Why Do I Like the Chicago Bears this Week?
The Football Bit
I got nothing.
How many times can I write the same thing about Justin Fields?
How many times can I write the same thing about Matt Eberflus?
Sometimes a season just needs to end and that is definitively the case for the 2023 Chicago Bears. This season needs to end, and the organization needs to make their decisions at quarterback and coach. Nothing will change this coming Sunday. Nothing will change the Sunday after.
I hope the Bears beat the Falcons because winning is more fun than losing and they already are guaranteed a top two pick in the draft. That is the entirety of what’s at stake at Soldier Field, a potentially fun afternoon.
The Movie Bit
Jonathan Glazer’s The Zone of Interest is one of the most remarkable films I have ever seen.
First, a plot summary, in the briefest sense. The film is a domestic drama, but the domicile in question is the home of Auschwitz commandant Rudolf Höss, situated directly outside the high walls of the concentration and extermination camp in question. Throughout the film, we engage the Höss family as if they were any other German family, i.e. the stress of visiting in-laws, the drama of a work transfer, etc. We watch in detail as Rudolf, the family’s patriarch, locks the doors and turns out the lights each evening. We see birthday cakes and visits to the local creek for recreation.
We never see the atrocities of the camp. But throughout the film, we hear constant reminders of what is happening inside those walls. Gun shots. Screams. The most horrifying cinematic soundscape I can remember.
There will be time, years, to discuss this film further. Glazer might be the modern Kubrick; he’s made three other films (Sexy Beast, Birth, Under the Skin) and each is brilliant. But for now, I want to use this space to encourage you to find Zone of Interest and sit with it. It is a film that questions the very nature of how we construct narratives of history, and how those narratives are consumed. Glazer has said the film is “not a history lesson, it’s a warning.” That warning haunts me.
This is the film of the year.
The Dick Butkus Bit
The Stats Bit
- The top five teams in points allowed this season are Baltimore, Kansas City, San Francisco, Buffalo, Dallas. Those are most likely five of the seven best defenses in the league, adding the Browns and Jets into the mix. Sixth in points allowed, however, is Atlanta, arguably the most underrated defense in the game. And over their last four games, they’ve allowed 15 points or less three times.
- Atlanta has rushed it 473 times, second most in the league. Chicago has rushed it 472 times, third most.

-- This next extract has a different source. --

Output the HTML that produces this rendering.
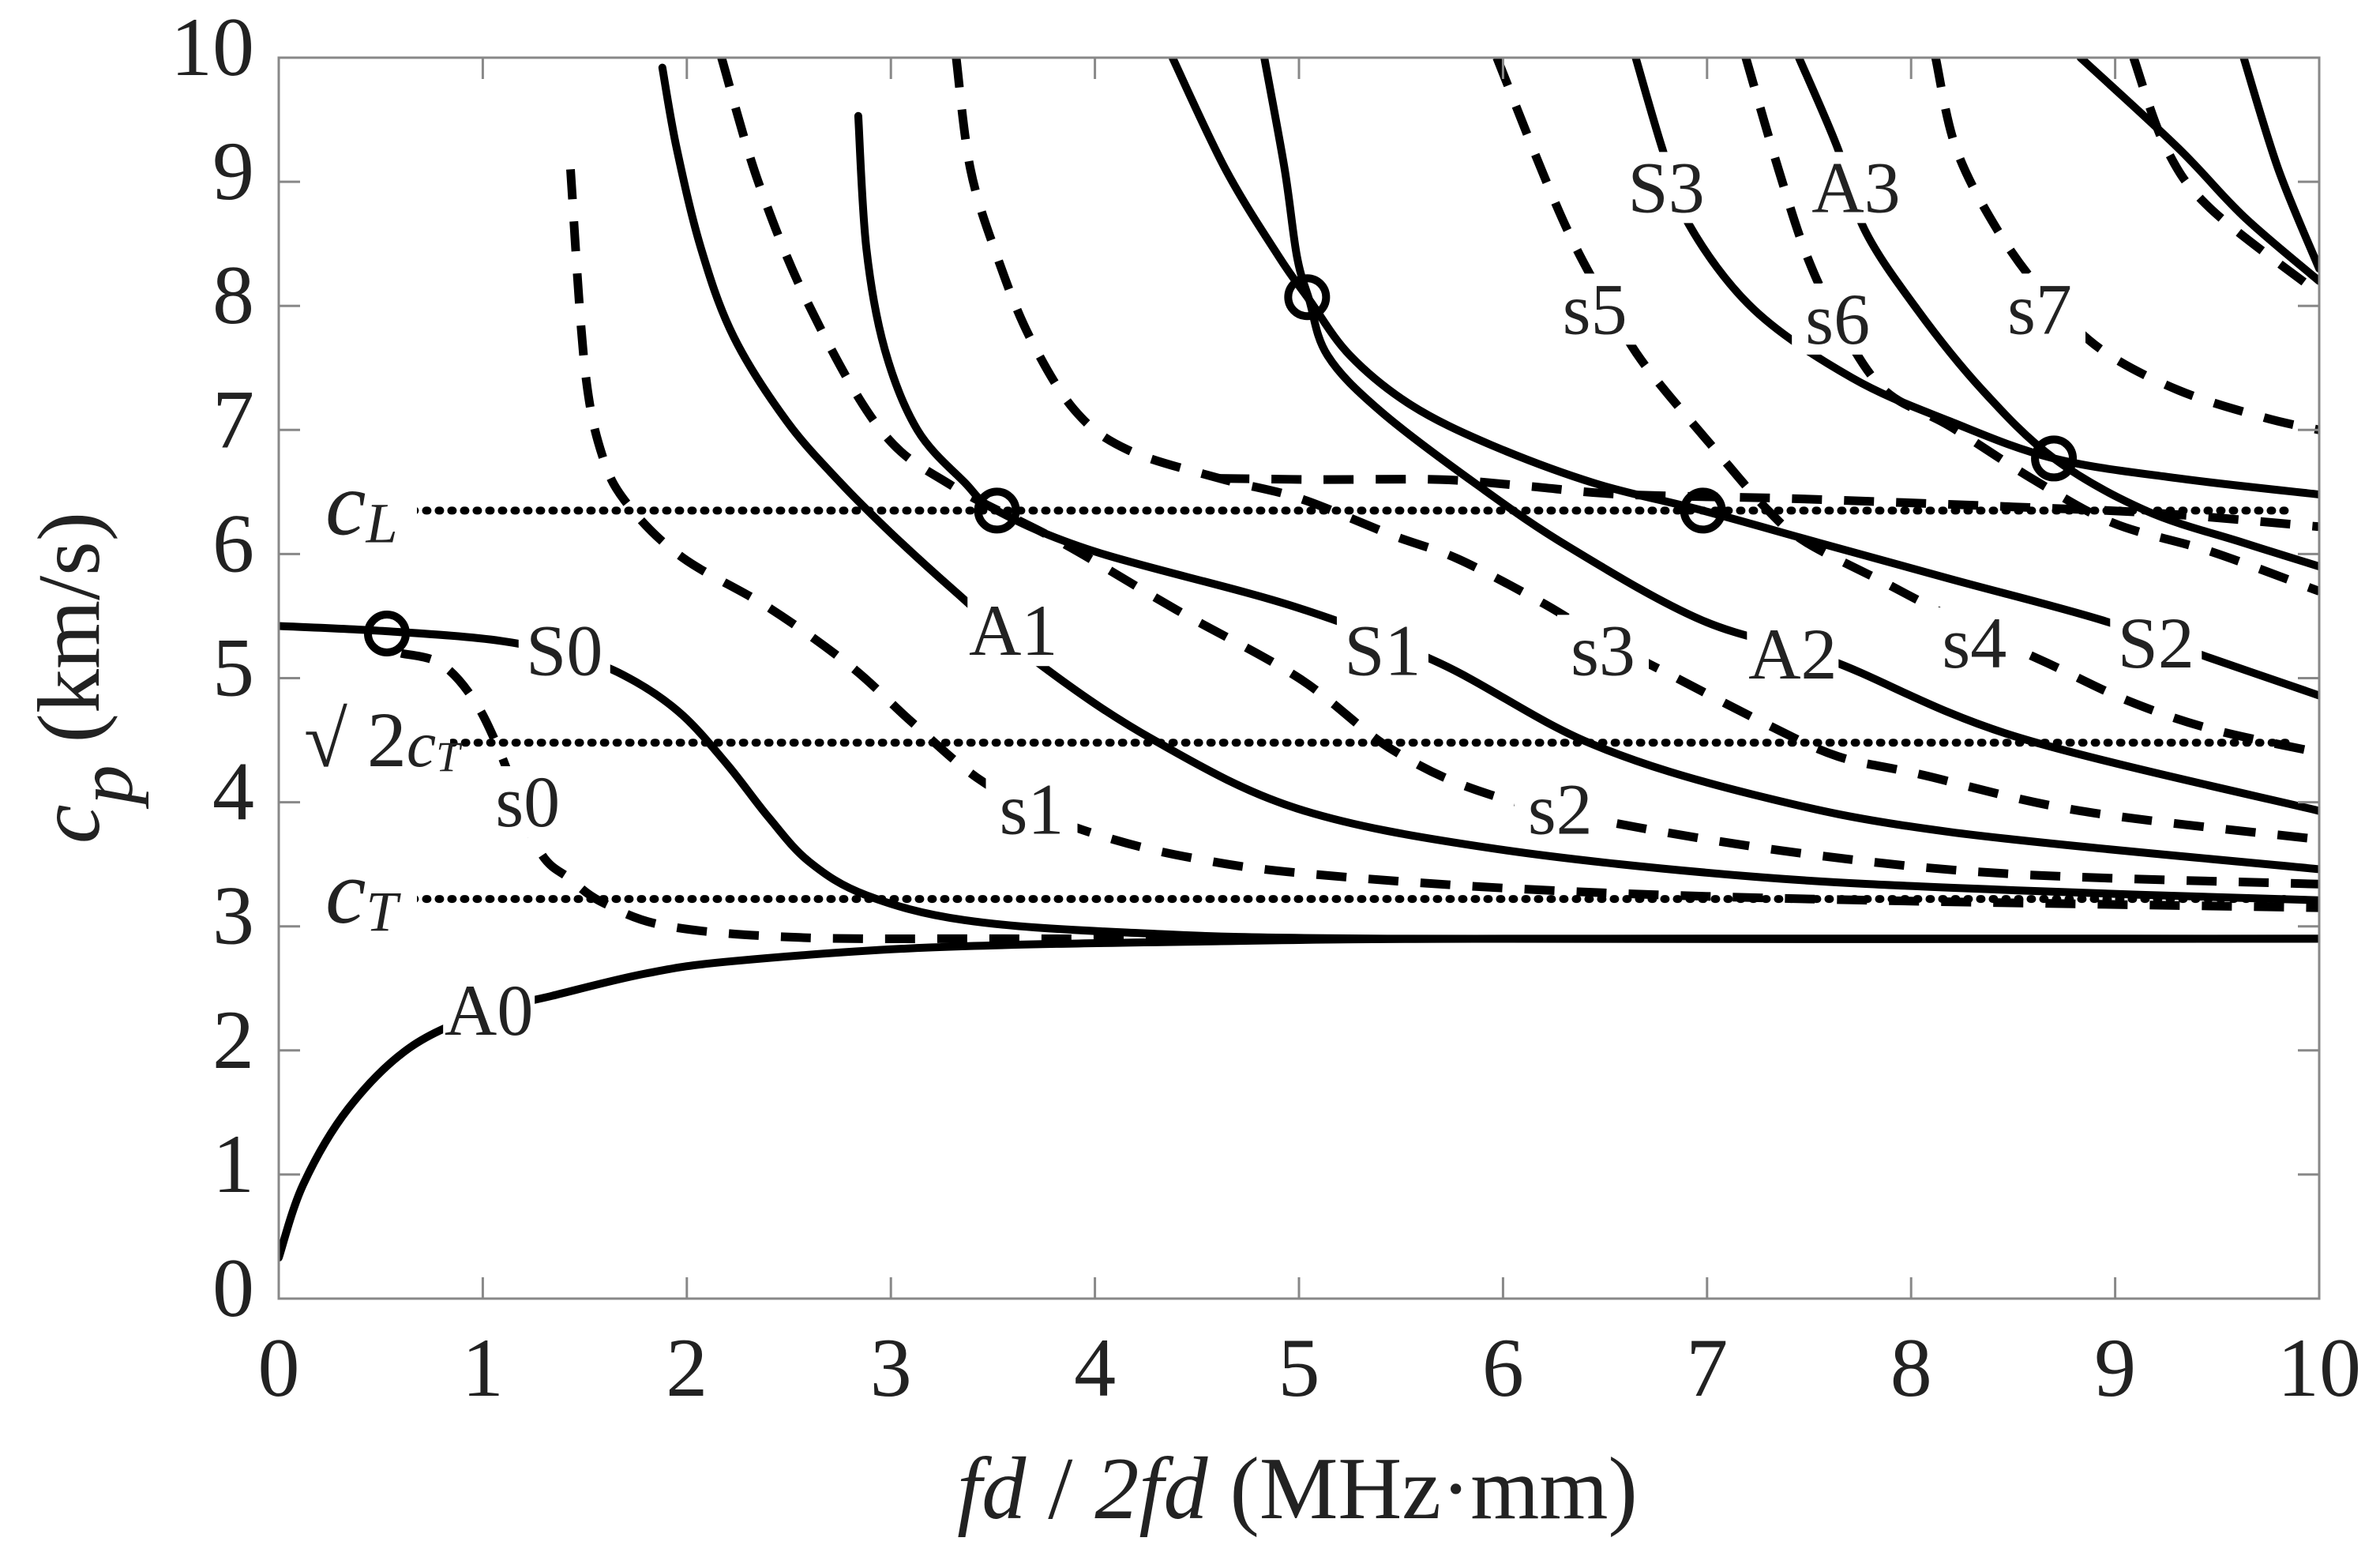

Whatever the over/under is for total passing yards in the game, take the under.
- Justin Fields has a quarterback rating of 84.5. That is lower than Tommy DeVito, Nick Mullens, and Atlanta’s Sunday starter, Taylor Heinecke. Do the Bears have a quarterbacking advantage Sunday?
The Prediction Bit
This game is going to be a grind. I think the Falcons will find success running the ball, if only because they will commit to it, but they’ll be mostly settling for field goals. (They kicked five against Indianapolis last week.) I can see a similar outcome for the Bears, but they have a serious advantage: Fields’ ability on the ground. This is a game where every first down will be pivotal and Fields’ ability to move the chains with his legs will give the Bears a slight advantage.